The Scottish artillery may have been in a position to stem the flight but they had got word of Surrey’s rendezvous at Barmoor Wood some five miles away and his imminent arrival with over 5000 horsemen . By the time the French retreated the Scottish artillery had already harnessed their oxen and were hauling their guns back to Albany’s main army in Eccles. At 12.30 on the Tuesday the army lost its nerve altogether and headed home.

Surrey arrived to find over 300 dead Frenchmen in and around the wards, but he was unable to pursue Albany’s men, shielded as they were by border horsemen.
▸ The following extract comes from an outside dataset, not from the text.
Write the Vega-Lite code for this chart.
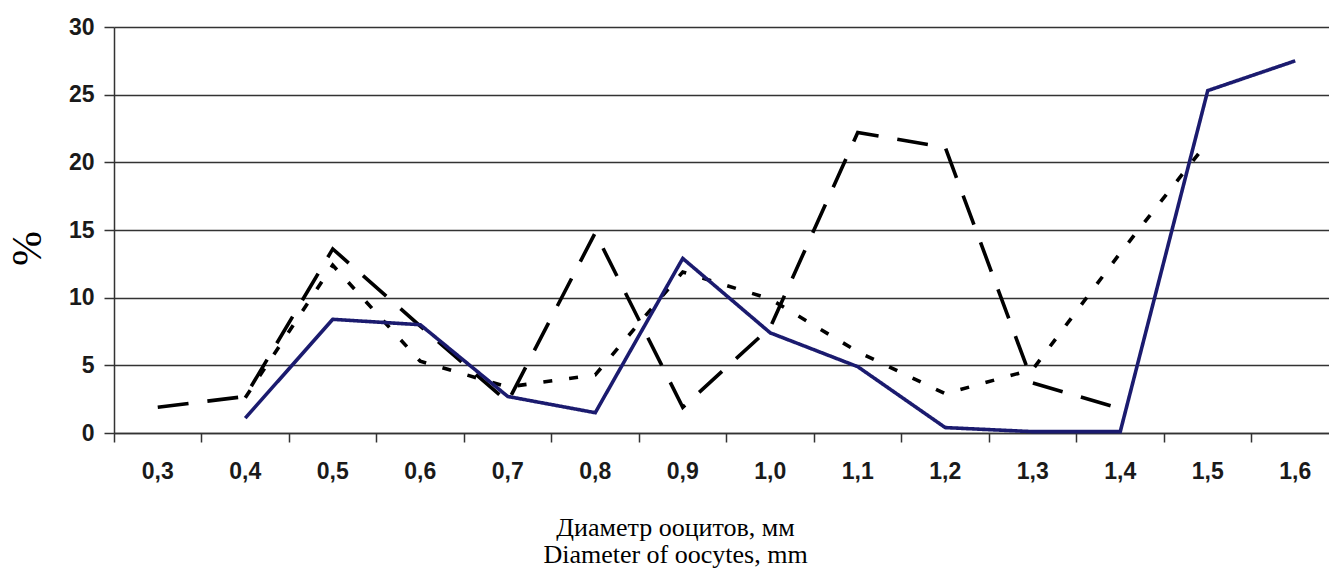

Furthermore, his force was in no fit state to pursue in such foul weather conditions, lacking supplies, and more importantly, wages.
Surrey’s letter goes on to plead for more money to keep his army together offering to pay some of the wages himself before the King’s money should arrive:

‘And if the army should be discharged tomorrow next I think 10,000 marks will not pay that is owing and conduit money home. ’

Instead of pursuit Surrey had his men reinforce the broken defences of the castle with earthworks and temporary defences. Certainly Wark had survived yet another turbulent assault but it had the scars to prove it. But Surrey had little cause to worry. Albany’s army was in a very much worse state. The French had lost all credibility despite their gallant assault and heavy casualties. The Scottish lairds had had enough, and remembering how they had been let down by the French advisors at Flodden, now marched their men away. A force of nearly 40,000 survivors disintegrated into a rabble for the retreat north as the winter’s snow covered their tracks. The French were placed on ships and sent home, 500 being ship wrecked on the Western Isles in the winter storms, where those not murdered by the locals starved to death.